Yep, that's exactly the kind of thing I was thinking of... more daring Tactics that add affiliation flavor and are worth packing even if you aren't playing a "battle deck". How does each affiliation approach and use battle in line with its culture and strategic aims?

Just spitballing some example...
  • A Romulan Nelvana Trap-like card that lets you bring in reinforcements if your opponent initiates battle against you (even a mini-Defend Homeworld)... is that vulnerable ship sitting there just by accident, or is a Romulan plot? A ploy to start a war?

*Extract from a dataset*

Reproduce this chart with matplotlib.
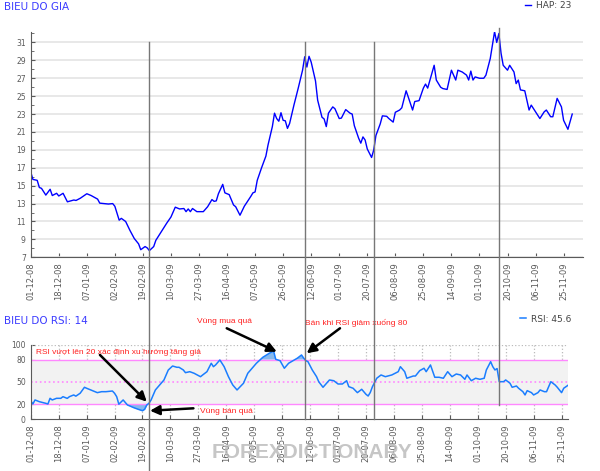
import numpy as np
import matplotlib.pyplot as plt
import matplotlib.transforms as mtransforms
from matplotlib.lines import Line2D
from matplotlib.ticker import MultipleLocator

# trading-day index -> closing price
price_day = [0, 1, 3, 4, 5, 7, 9, 10, 12, 13, 15, 17, 20, 21, 23, 26, 28, 31, 32, 34,
             36, 38, 39, 41, 42, 44, 46, 48, 50, 51, 53, 54, 55, 57, 58, 61, 63, 65, 67, 69,
             71, 72, 73, 74, 75, 77, 80, 82, 84, 85, 86, 87, 89, 90, 92, 94, 95, 97, 99, 102,
             103, 104, 105, 107, 109, 110, 112, 113, 114, 115, 116, 117, 118, 119, 120, 122, 124, 126, 127, 128,
             129, 130, 132, 133, 135, 136, 137, 138, 140, 141, 143, 144, 146, 148, 149, 150, 152, 153, 154, 155,
             156, 158, 159, 160, 162, 163, 165, 166, 168, 169, 171, 172, 174, 175, 177, 178, 180, 182, 183, 184,
             186, 187, 188, 190, 191, 193, 195, 197, 198, 200, 202, 203, 204, 205, 206, 208, 210, 211, 213, 215,
             216, 217, 218, 219, 221, 222, 224, 225, 226, 227, 229, 230, 231, 232, 234, 236, 238, 239, 241, 242,
             244, 246, 247, 249, 251]
price = [16.55, 15.7, 15.6, 14.8, 14.7, 13.95, 14.6, 13.9, 14.15, 13.85, 14.15, 13.2, 13.4, 13.35, 13.6, 14.1, 13.9, 13.5, 13.05, 13.0,
         12.95, 13.0, 12.7, 11.15, 11.35, 11.0, 10.0, 9.1, 8.5, 7.85, 8.2, 8.05, 7.75, 8.2, 8.9, 10.05, 10.8, 11.5, 12.6, 12.4,
         12.45, 12.1, 12.4, 12.1, 12.45, 12.1, 12.1, 12.65, 13.45, 13.25, 13.3, 14.1, 15.15, 14.2, 14.0, 12.85, 12.65, 11.7, 12.7, 13.8,
         14.2, 14.3, 15.6, 17.0, 18.3, 19.55, 21.6, 23.1, 22.5, 22.2, 23.15, 22.3, 22.25, 21.4, 21.95, 24.0, 25.9, 27.9, 29.4, 28.25,
         29.45, 28.8, 26.7, 24.55, 22.65, 22.45, 21.6, 23.1, 23.8, 23.6, 22.5, 22.55, 23.5, 23.1, 23.0, 21.7, 20.3, 19.75, 20.45, 20.1,
         19.1, 18.15, 19.0, 20.6, 21.9, 22.8, 22.75, 22.5, 22.1, 23.2, 23.45, 23.7, 25.6, 24.9, 23.45, 24.4, 24.5, 25.9, 26.35, 25.9,
         27.6, 28.45, 26.8, 26.0, 25.85, 25.75, 27.9, 26.8, 27.9, 27.7, 27.35, 26.8, 27.8, 26.8, 27.15, 27.0, 27.0, 27.35, 29.2, 32.2,
         31.0, 32.0, 29.8, 28.45, 27.9, 28.45, 27.7, 26.4, 26.8, 25.7, 25.6, 24.55, 23.45, 24.0, 23.25, 22.5, 23.25, 23.45, 22.7, 22.7,
         24.75, 23.8, 22.3, 21.3, 23.0]

# trading-day index -> RSI(14)
rsi_day = [0, 1, 2, 4, 7, 8, 9, 10, 12, 14, 15, 17, 18, 20, 21, 23, 25, 26, 28, 31,
           33, 35, 38, 39, 40, 41, 43, 45, 48, 50, 52, 53, 54, 55, 56, 58, 62, 64, 66, 68,
           69, 71, 72, 74, 76, 79, 80, 82, 84, 85, 86, 88, 90, 92, 94, 96, 99, 101, 105, 108,
           111, 113, 114, 116, 118, 120, 124, 126, 127, 128, 129, 131, 133, 134, 136, 139, 141, 143, 145, 147,
           148, 150, 152, 154, 156, 157, 158, 159, 161, 163, 165, 168, 171, 172, 174, 175, 178, 179, 181, 183,
           184, 186, 188, 190, 192, 194, 196, 198, 200, 202, 203, 205, 207, 209, 211, 212, 214, 215, 216, 217,
           218, 220, 221, 223, 224, 226, 227, 229, 230, 231, 233, 234, 236, 237, 239, 240, 242, 244, 245, 247,
           248, 250]
rsi = [24.9, 20.5, 25.9, 23.6, 21.4, 20.5, 28.1, 25.9, 28.1, 28.1, 30.3, 28.0, 30.3, 32.6, 31.0, 34.9, 42.9, 41.6, 39.3, 35.7,
       37.0, 37.0, 37.9, 34.9, 30.3, 20.2, 25.9, 19.2, 15.5, 13.4, 11.5, 13.4, 19.2, 21.4, 25.9, 39.3, 52.7, 66.0, 71.4, 69.7,
       69.7, 66.1, 62.5, 63.8, 61.7, 57.1, 59.4, 63.8, 75.1, 70.5, 72.8, 79.5, 70.5, 57.1, 46.0, 39.3, 48.3, 61.7, 75.1, 83.1,
       88.5, 91.6, 80.4, 78.6, 68.4, 75.1, 81.8, 86.2, 82.0, 78.6, 77.2, 66.1, 57.1, 50.4, 42.9, 52.7, 51.7, 47.3, 47.3, 51.7,
       43.7, 41.6, 35.7, 40.2, 33.5, 31.2, 36.0, 43.7, 55.0, 59.4, 57.1, 59.4, 63.8, 70.5, 63.8, 55.0, 58.0, 58.0, 65.2, 68.4,
       63.8, 72.8, 56.3, 56.3, 55.0, 63.8, 57.1, 60.7, 59.4, 53.6, 59.4, 51.7, 55.0, 53.6, 55.0, 66.1, 77.2, 70.5, 66.1, 68.0,
       50.4, 50.4, 52.7, 48.3, 42.9, 44.6, 41.6, 37.0, 32.6, 38.4, 35.7, 32.6, 35.7, 39.3, 37.0, 37.0, 50.4, 46.0, 42.9, 35.7,
       41.6, 45.6]

tick_labels = ["01-12-08", "18-12-08", "07-01-09", "02-02-09", "19-02-09", "10-03-09", "27-03-09",
               "16-04-09", "07-05-09", "26-05-09", "12-06-09", "01-07-09", "20-07-09", "06-08-09",
               "25-08-09", "14-09-09", "01-10-09", "20-10-09", "06-11-09", "25-11-09"]
tick_step = 13
signal_days = [55, 127, 159, 217]

tick_pos = np.arange(len(tick_labels)) * tick_step
price_day = np.array(price_day)
price = np.array(price)
rsi_day = np.array(rsi_day)
rsi = np.array(rsi)

grey = "#5a5a5a"
fig = plt.figure(figsize=(6, 4.71), dpi=100)

# price chart
ax1 = fig.add_axes([0.0512, 0.4537, 0.9205, 0.479])
ax1.plot(price_day, price, color="#0000ff", lw=1.0, label="HAP: 23")
ax1.set_xlim(0, 256)
ax1.set_ylim(7, 32.2)
ax1.set_yticks(np.arange(7, 32, 2))
ax1.yaxis.set_minor_locator(MultipleLocator(1))
ax1.grid(axis="y", color="#e4e4e4", lw=1.2)
ax1.set_axisbelow(True)
ax1.set_xticks(tick_pos)
ax1.set_xticklabels(tick_labels, rotation=90)
for s in ["top", "right"]:
    ax1.spines[s].set_visible(False)
for s in ["left", "bottom"]:
    ax1.spines[s].set_color(grey)
ax1.tick_params(direction="in", length=3, colors=grey, labelsize=6)
ax1.tick_params(axis="y", which="minor", direction="in", length=2, colors=grey)
ax1.tick_params(axis="y", labelsize=5.5)
ax1.legend(loc="center right", bbox_to_anchor=(580 / 600, 1 - 6 / 471), bbox_transform=fig.transFigure,
           frameon=False, fontsize=6.5, handlelength=0.7, handletextpad=0.6, labelcolor="#444444")

# RSI chart
ax2 = fig.add_axes([0.0512, 0.1098, 0.8955, 0.1584])
ax2.axhspan(20, 80, color="#f2f2f2", lw=0)
ax2.axhline(100, color="#bbbbbb", ls=":", lw=0.9)
ax2.grid(axis="x", color="#bbbbbb", ls=":", lw=0.9)
ax2.set_axisbelow(True)
ax2.axhline(80, color="#ff88ff", lw=1)
ax2.axhline(20, color="#ff88ff", lw=1)
ax2.axhline(50, color="#ff88ff", lw=1.2, ls=":")
ax2.fill_between(rsi_day, rsi, 80, where=rsi > 80, interpolate=True, color="#86b9ee", lw=0)
ax2.fill_between(rsi_day, rsi, 20, where=rsi < 20, interpolate=True, color="#86b9ee", lw=0)
ax2.plot(rsi_day, rsi, color="#1a7dff", lw=1.1, label="RSI: 45.6")
ax2.set_xlim(0, 250)
ax2.set_ylim(0, 100)
ax2.set_yticks([0, 20, 50, 80, 100])
ax2.set_xticks(tick_pos)
ax2.set_xticklabels(tick_labels, rotation=90)
for s in ["top", "right"]:
    ax2.spines[s].set_visible(False)
for s in ["left", "bottom"]:
    ax2.spines[s].set_color(grey)
ax2.tick_params(direction="in", length=3, colors=grey, labelsize=6)
ax2.tick_params(axis="y", labelsize=5.5)
ax2.legend(loc="center right", bbox_to_anchor=(580 / 600, 1 - 319 / 471), bbox_transform=fig.transFigure,
           frameon=False, fontsize=6.5, handlelength=0.7, handletextpad=0.6, labelcolor="#444444")

# annotations
red = "#ff2020"
note_font = dict(color=red, fontsize=6, family="Liberation Sans", va="center", clip_on=False)
arrow = dict(arrowstyle="-|>", color="black", lw=1.8, mutation_scale=14, shrinkA=0, shrinkB=0)
ax2.text(2.5, 89.3, "RSI vượt lên 20 xác định xu hướng tăng giá", **note_font)
ax2.annotate("", xy=(54, 23.6), xytext=(32.2, 86.3), arrowprops=arrow, annotation_clip=False)
ax2.text(77.4, 130.8, "Vùng mua quá", **note_font)
ax2.annotate("", xy=(114.5, 90.6), xytext=(91.2, 122), arrowprops=arrow, annotation_clip=False)
ax2.text(127.6, 129.5, "Bán khi RSI giảm xuống 80", **note_font)
ax2.annotate("", xy=(128.4, 88.5), xytext=(143.9, 122), arrowprops=arrow, annotation_clip=False)
ax2.text(78.8, 11.1, "Vùng bán quá", **note_font)
ax2.annotate("", xy=(55.5, 11.5), xytext=(75.7, 14.7), arrowprops=arrow, annotation_clip=False)

# signal lines running through both panels
trans = mtransforms.blended_transform_factory(ax1.transData, fig.transFigure)
line_spans = [(0.9108, 0.0), (0.9108, 0.1098), (0.9108, 0.1098), (0.9406, 0.140)]
for d, (y0, y1) in zip(signal_days, line_spans):
    fig.add_artist(Line2D([d, d], [y0, y1], transform=trans, color="#777777", lw=1))

# titles
fig.text(4 / 600, 1 - 7 / 471, "BIEU DO GIA", color="#3c3cff", fontsize=7.5, va="center")
fig.text(4 / 600, 1 - 321 / 471, "BIEU DO RSI: 14", color="#3c3cff", fontsize=7.5, va="center")

# watermark
fig.text(0.52, 0.04, "FOREXDICTIONARY", fontsize=15, fontweight="bold", family="Liberation Sans",
         color="#b8b8b8", alpha=0.8, ha="center", va="center")

fig.savefig("out.png", dpi=100)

  • Bajorans learned how to be resourceful and improvise during the Occupation; what about a Tactic that lets them download other Tactics or specific damage markers? Again, this could be "defensive" if we want to encourage broader use of the Battle Bridge without necessarily making battle a stronger primary strategy.
  • Klingons are prone to press for victory even to the point of sacrifice ("it IS a good day to die!")... what about a Maximum Firepower-like tactic that can beef up ATTACK, perhaps based on Honor personnel, with a huge DEFENSE penalty?
...and so on. Perhaps other card types work better for certain ideas... e.g., I could see a [Inc] that would let [Fed] initiate battle, but reduce any HULL damage to zero and cancel any "kills" from damage markers. To mimic all of the "fire but only disable their tractor beam" orders we see.